The federation says discussions are beginning to lean toward the export ban being used as an industrial policy instrument to support scrap-based mills and the country’s decarbonisation efforts, which was never the original motivation for the ban.

“The initial intention was always security-related aspects and to attempt to limit the damage to infrastructure, with other considerations – whether noble or adverse – being ancillary to the core issue.

“If it is the intention of the dtic to introduce a new industrial policy regime, then the economic signalling should have been communicated as such and developed, with industry, taking the total steel sector perspective into account,” Monage comments.

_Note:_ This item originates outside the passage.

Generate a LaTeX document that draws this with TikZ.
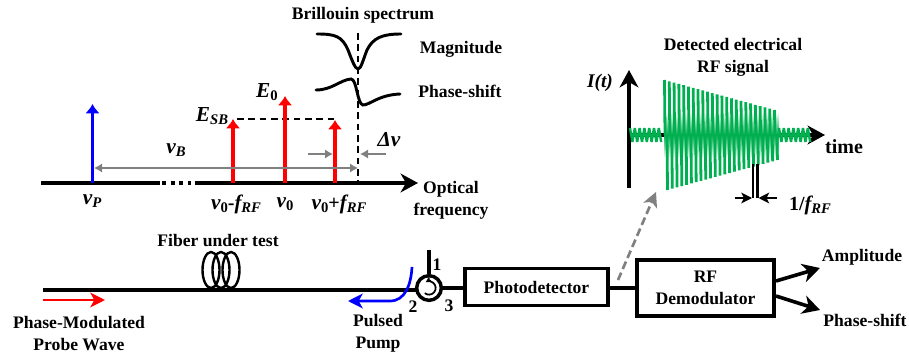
\documentclass[tikz,border=0pt]{standalone}
\usepackage{fontspec}
\setmainfont{Liberation Serif}
\usetikzlibrary{arrows.meta}
\definecolor{sig}{HTML}{00B050}
\definecolor{gry}{HTML}{808080}
\newcommand{\idx}[1]{\raisebox{-0.4ex}{\fontsize{11}{11}\selectfont\bfseries\itshape #1}}
\newcommand{\idz}{\raisebox{-0.4ex}{\fontsize{11}{11}\selectfont\bfseries 0}}
\newcommand{\nuu}{{\fontsize{16}{16}\selectfont\bfseries\itshape ν}}
\newcommand{\ff}{{\fontsize{15.5}{16}\selectfont\bfseries\itshape f}}
\newcommand{\EE}{{\fontsize{16}{16}\selectfont\bfseries\itshape E}}
\tikzset{
 lab/.style={inner sep=0pt,font=\fontsize{13.2}{16.5}\selectfont\bfseries,align=center},
 mlab/.style={inner sep=0pt,font=\fontsize{13.2}{16.5}\selectfont\bfseries},
 blackline/.style={line width=2.7pt,black},
 uptip/.style={-{Latex[length=7pt,width=11pt]}},
 redup/.style={line width=2.7pt,red,uptip},
 blueup/.style={line width=2.4pt,blue,uptip},
 gryarrow/.style={line width=1.9pt,gry,-{Latex[length=6pt,width=7pt]}},
 grydouble/.style={line width=1.9pt,gry,{Latex[length=6pt,width=7pt]}-{Latex[length=6pt,width=7pt]}},
 blkarrow/.style={line width=2.7pt,black,-{Stealth[length=13pt,width=14pt,inset=4pt]}},
 smallblk/.style={line width=1.6pt,black,-{Stealth[length=8pt,width=8pt,inset=2pt]}},
 vdash/.style={line width=1.3pt,dash pattern=on 5pt off 3.5pt},
 box/.style={draw,line width=2.6pt,inner sep=0pt,align=center,font=\fontsize{13.2}{16.5}\selectfont\bfseries},
 sigzig/.style={line width=1.8pt,sig,line join=bevel},
 sigbar/.style={line width=2.1pt,sig},
 coil/.style={line width=1.8pt,black},
 curve/.style={line width=2.2pt,line cap=round},
}
\begin{document}
\begin{tikzpicture}[x=0.75pt,y=-0.75pt]
\useasboundingbox (0,0) rectangle (909,356);
% spectrum axis
\coordinate (axA) at (41,183);
\coordinate (axB) at (160,183);
\coordinate (axC) at (195,183);
\coordinate (axD) at (418,183);
\coordinate (dotsA) at (162,183);
\coordinate (dotsB) at (191,183);
\draw[blackline] (axA) -- (axB);
\draw[line width=2.7pt,dash pattern=on 3.2pt off 3.2pt] (dotsA) -- (dotsB);
\draw[blkarrow] (axC) -- (axD);
% spectral lines
\coordinate (pb) at (92.5,183); \coordinate (pt) at (92.5,104);
\coordinate (lb) at (233,183); \coordinate (lt) at (233,119);
\coordinate (cb) at (285,183); \coordinate (ct) at (285,96);
\coordinate (ub) at (335,183); \coordinate (ut) at (335,120);
\draw[blueup] (pb) -- (pt);
\coordinate (dhA) at (237,119); \coordinate (dhB) at (335,119);
\draw[vdash] (dhA) -- (dhB);
\draw[redup] (lb) -- (lt);
\draw[redup] (cb) -- (ct);
\draw[redup] (ub) -- (ut);
% Brillouin marker
\coordinate (vt) at (358,33); \coordinate (vb) at (358,183);
\draw[vdash] (vt) -- (vb);
\coordinate (gA) at (94,168); \coordinate (gB) at (358,168);
\draw[grydouble] (gA) -- (gB);
\coordinate (g1a) at (308,154); \coordinate (g1b) at (333,154);
\coordinate (g2a) at (386,154); \coordinate (g2b) at (360,154);
\draw[gryarrow] (g1a) -- (g1b);
\draw[gryarrow] (g2a) -- (g2b);
% curves
\draw[curve] (317,34) .. controls (335,34) and (342,36) .. (348,50)
  .. controls (352,60) and (355,69) .. (358,69) .. controls (361,69) and (363,60) .. (367,50)
  .. controls (373,38) and (382,34) .. (401,34);
\draw[curve] (316,90) .. controls (332,90) and (340,80) .. (351,79)
  .. controls (357,79) and (357,104) .. (363,105) .. controls (370,105) and (378,95) .. (400,94);
% labels top
\node[lab] (bs) at (363,15) {Brillouin spectrum};
\node[lab] (mag) at (461,49) {Magnitude};
\node[lab] (ps) at (460,91) {Phase-shift};
\node[lab] (of) at (451,200) {Optical\\frequency};
\node[mlab] (np) at (92,201) {\nuu\idx{P}};
\node[mlab] (nb) at (176,150) {\nuu\idx{B}};
\node[mlab] (esb) at (212,116) {\EE\idx{SB}};
\node[mlab] (e0) at (267,92) {\EE\idz};
\node[mlab] (dn) at (389,140) {{\fontsize{16}{16}\selectfont\bfseries\itshape Δν}};
\node[mlab] (l1) at (236,204) {\nuu\idz{\fontsize{15}{16}\selectfont\bfseries -}\ff\idx{RF}};
\node[mlab] (l2) at (285,204) {\nuu\idz};
\node[mlab] (l3) at (339,204) {\nuu\idz{\fontsize{15}{16}\selectfont\bfseries +}\ff\idx{RF}};
% signal panel
\node[lab] (det) at (733,57) {Detected electrical\\RF signal};
\node[mlab,font=\fontsize{14.5}{16}\selectfont\bfseries\itshape] (it) at (600,83) {I(t)};
\node[mlab,font=\fontsize{15}{16}\selectfont\bfseries] (tm) at (844,147) {time};
\coordinate (yA) at (629,188); \coordinate (yB) at (629,70);
\coordinate (xA) at (629,135); \coordinate (xB) at (825,135);
\draw[blkarrow] (yA) -- (yB);
\draw[blkarrow] (xA) -- (xB);
\draw[sigzig] (630,128) \foreach \i in {0,...,6}{ -- ({630+4.8*\i},128) -- ({632.4+4.8*\i},142)};
\shade[top color=white,bottom color=sig] (664,112) rectangle (779,135);
\shade[top color=sig,bottom color=white] (664,135) rectangle (779,158);
\foreach \i in {0,...,23}{
  \draw[sigbar] ({664.5+4.78*\i},{80+30*\i/23}) -- ({665+4.78*\i},{135});
  \draw[sigbar] ({667+4.78*\i},{135}) -- ({667.5+4.78*\i},{190-30*\i/23});
}
\draw[sigzig] (779,128) \foreach \i in {0,...,6}{ -- ({779+4.8*\i},128) -- ({781.4+4.8*\i},142)};
% period marks
\coordinate (p1t) at (753,164); \coordinate (p1b) at (753,198);
\coordinate (p2t) at (757.5,164); \coordinate (p2b) at (757.5,198);
\draw[line width=1.9pt] (p1t) -- (p1b);
\draw[line width=1.9pt] (p2t) -- (p2b);
\coordinate (pa) at (735,198); \coordinate (pb2) at (752,198);
\coordinate (qa) at (777,198); \coordinate (qb) at (758.5,198);
\draw[smallblk] (pa) -- (pb2);
\draw[smallblk] (qa) -- (qb);
\node[mlab] (per) at (810,205) {{\fontsize{15}{16}\selectfont\bfseries 1/}\ff\idx{RF}};
% bottom chain
\node[draw,circle,line width=2.6pt,minimum size=18.5pt,inner sep=0pt] (circ) at (429,288) {};
\node[box,minimum width=107pt,minimum height=28pt] (pd) at (536.5,287) {Photodetector};
\node[box,minimum width=103pt,minimum height=42pt] (rf) at (705.5,288) {RF\\Demodulator};
\coordinate (fA) at (43,290);
\coordinate (fB) at (416,290);
\coordinate (top) at (429,250);
\coordinate (pdr) at (636,288);
\draw[blackline] (fA) -- (fB);
\draw[blackline] (top) -- (circ.north);
\draw[blackline] (circ.east) -- (circ.east -| pd.west);
\draw[blackline] (pd.east |- pdr) -- (rf.west |- pdr);
\draw[line width=1.3pt,-{Stealth[length=4.5pt,width=5pt,inset=1pt]}] (circ.center) ++(-130:5pt) arc[start angle=-130,end angle=120,radius=5pt];
% coil
\draw[coil] (211,270) ellipse[x radius=8.5,y radius=18];
\draw[coil] (221,270) ellipse[x radius=8.5,y radius=18];
\draw[coil] (231,270) ellipse[x radius=8.5,y radius=18];
\node[lab] (fut) at (218,240) {Fiber under test};
% probe and pump
\coordinate (rA) at (43,300); \coordinate (rB) at (105,300);
\draw[line width=2pt,red,-{Stealth[length=11pt,width=11pt,inset=3pt]}] (rA) -- (rB);
\node[lab] (probe) at (79,334) {Phase-Modulated\\Probe Wave};
\coordinate (pumpA) at (412,267); \coordinate (pumpB) at (348,301);
\draw[line width=2pt,blue,-{Stealth[length=11pt,width=11pt,inset=3pt]}] (pumpA) .. controls (411,285) and (405,301) .. (390,301) -- (pumpB);
\node[lab] (pump) at (378,333.5) {Pulsed\\Pump};
\node[lab] (n1) at (437,265) {1};
\node[lab] (n2) at (413,307) {2};
\node[lab] (n3) at (449,306) {3};
% outputs
\coordinate (a1) at (776,281); \coordinate (a2) at (820,268);
\coordinate (b1) at (776,296); \coordinate (b2) at (820,310);
\draw[blkarrow] (a1) -- (a2);
\draw[blkarrow] (b1) -- (b2);
\node[lab] (amp) at (862,257) {Amplitude};
\node[lab] (pso) at (865,320) {Phase-shift};
% dashed gray
\coordinate (da) at (618,280); \coordinate (db) at (656,192);
\draw[line width=2pt,gry,dash pattern=on 6pt off 3pt,-{Stealth[length=11pt,width=11pt,inset=3pt]}] (da) -- (db);
\end{tikzpicture}
\end{document}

He adds that the scrap metal export ban creates a disproportionate and policy-induced – not producer efficiency-driven – input cost advantage “that is afforded to only a select group of producers where scrap metal is used as an input”.

Seifsa states that, in the absence of a mechanism similar to a price preference system on iron-ore that attempts to level the playing field, pockets of the value chain are rendered uncompetitive, relative to the beneficiaries of the scrap metal ban.

It adds that there is also no regulatory mechanism that ensures this input cost advantage is passed down the value chain, “which again renders the intervention extremely narrow in its perceived benefits”.

Seifsa states that the ban also presents World Trade Organisation contraventions and anti-competitive behaviour from a predatory pricing point of view.

“Given all the negative consequences accompanying the scrap metal export ban and the fact that it is not working, Seifsa strongly urges the dtic not extend the scrap metal export ban beyond December,” says Monage.